どうやら、活着させたもの(流木)が多少湿っていれば生長と生存は可能なようです。

ウィローモスの水上栽培(栽培開始から4か月後)
(4か月後のウィローモス)

偶然にも成功した、揚水ポンプいらずで便利なこの栽培方法ですが、いろいろと気になる点があります。次の章からウィローモスの水上栽培のデメリットについて述べていきたいと思います。



水上ウィローモスの弱点


その1:カビがはえやすい

デメリットも当然あります。それは、虫やカビといったジメジメ大好きな生き物の大発生です。
冬は大きな問題になりませんが、初夏から秋にかけては対策を施さないと大きなトラブルとなるかもしれません。とはいえ、虫もカビも、流木ごと水に沈めてしまえば駆除も簡単です。

実際、作成から7ヵ月後の7月に、水上部分が白色のカビに見舞われたこともあります。しかし、発見してすぐに軽く洗い流したうえで、睡蓮鉢内の水景を無視して流木全体が水に浸るように横向きに設置し直したところ、無事に駆除することができました。

また、記事作成から1年半後、再びカビの季節を迎えました。そのときは早めに水上部を水に浸け込んだのが功を奏したのか、ゴールデンウィークからは大きなトラブルもなく秋まで過ごせました。

どうやら、カビ対策は初動が大切なようです。



その2:低温と乾燥

水上ウィローモスの弱点はカビだけではありません。乾燥や低温による生長の抑制もその1つです。先にも述べたとおり、上端まで水分が行き渡らず乾燥しがちになるのはもちろんのこと、空気と触れる面積が広いゆえに低温でダメージを受けることもあります。

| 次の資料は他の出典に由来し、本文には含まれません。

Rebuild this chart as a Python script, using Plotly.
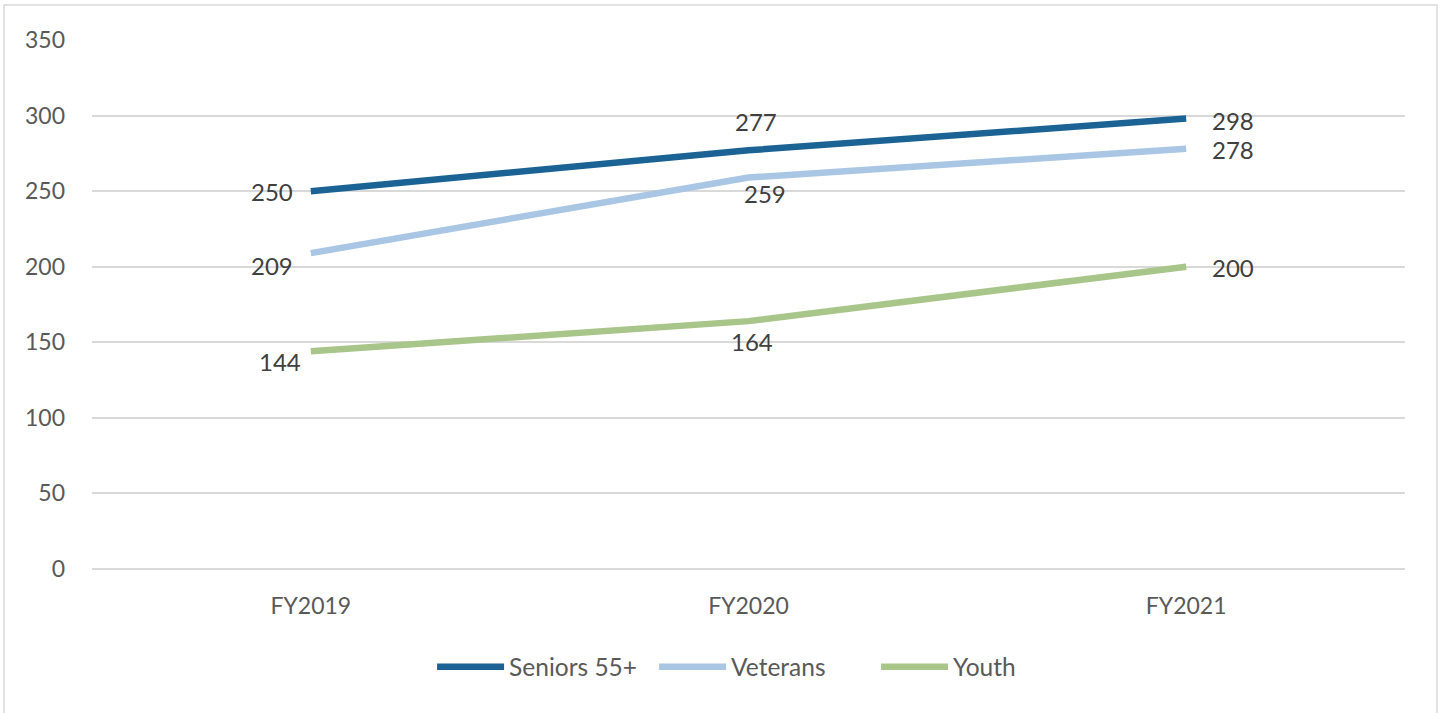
import plotly.graph_objects as go

categories = ["FY2019", "FY2020", "FY2021"]
seniors = [250, 277, 298]
veterans = [209, 259, 278]
youth = [144, 164, 200]
y_ticks = [0, 50, 100, 150, 200, 250, 300, 350]

series = [
    ("Seniors 55+", seniors, "#1B6394"),
    ("Veterans", veterans, "#A9C6E5"),
    ("Youth", youth, "#A8C58A"),
]

# label offsets (px) per series per point
label_offsets = [
    [(-39, 0), (7, 29), (47, -2)],
    [(-39, -12), (16, -16), (47, -1)],
    [(-31, -10), (3, -20), (47, -1)],
]

FONT = "Lato, Carlito, Calibri, sans-serif"
TXT = "#404040"

fig = go.Figure()
annotations = []
for (name, vals, color), offs in zip(series, label_offsets):
    fig.add_trace(go.Scatter(
        x=categories, y=vals, name=name, mode="lines",
        line=dict(color=color, width=6.5),
    ))
    for c, v, (dx, dy) in zip(categories, vals, offs):
        annotations.append(dict(
            x=c, y=v, text=str(v), showarrow=False,
            xshift=dx, yshift=dy, xanchor="center", yanchor="middle",
            font=dict(family=FONT, size=24, color=TXT),
        ))

fig.update_layout(
    width=1443, height=713,
    margin=dict(l=92, r=38, t=40, b=144),
    paper_bgcolor="white", plot_bgcolor="white",
    font=dict(family=FONT, size=23, color="#595959"),
    showlegend=True,
    legend=dict(
        orientation="h", x=0.259, xanchor="left", y=-0.185, yanchor="middle",
        font=dict(family=FONT, size=24.5, color="#595959"),
        traceorder="normal", itemwidth=67,
        entrywidth=140, entrywidthmode="pixels",
    ),
    annotations=annotations,
    shapes=[dict(
        type="rect", xref="paper", yref="paper",
        x0=-0.0670, x1=1.0244, y0=-0.285, y1=1.0662,
        line=dict(color="#D9D9D9", width=1.5), fillcolor="rgba(0,0,0,0)",
        layer="below",
    )],
)
fig.update_xaxes(
    type="category", range=[-0.5, 2.5], showgrid=False, showline=False,
    zeroline=False, ticks="", ticklabelstandoff=21,
    tickfont=dict(family=FONT, size=23, color="#595959"),
)
fig.update_yaxes(
    range=[0, 350], tickvals=y_ticks, showgrid=True, gridcolor="#D9D9D9",
    gridwidth=1.5, zeroline=True, zerolinecolor="#D9D9D9", zerolinewidth=1.5,
    showline=False, ticks="", ticklabelstandoff=26,
    tickfont=dict(family=FONT, size=23, color="#595959"),
)

fig.write_html(
    "out.html",
    config={"displayModeBar": False},
    post_script="document.body.style.margin='0';document.body.style.overflow='hidden';",
)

現に、わたしの環境では冬場の生長はほぼゼロ。枯れはしないが伸びもしない、休眠中ともいえるような状態となってしまいました。これを避けるには、ヒーターを入れて、なおかつ揚水ポンプで流木の上端まで水を汲み上げるのがベストでしょう。

しかし、これではもはや、わざわざ流木で水上栽培する意味がありません。枯死もしくは生長ゼロを甘んじて受け入れるか、それとも冬だけヒーターと揚水ポンプを取り付けるか、人によって大きく判断が分かれるかもしれません。

とにもかくにも、カビや乾燥・低温に注意さえすれば、機械に頼っていないため故障などのトラブルも起きず、無加温ですから生長速度が遅く、水に浸かっていないのでコケとは無縁。よく言えば、安定感のある栽培方法となっています。

睡蓮鉢全景。
現在の睡蓮鉢。浮草の生長が遅くなってきています。

というわけで、今回はここまで。
長文読んでいただき、ありがとうございました。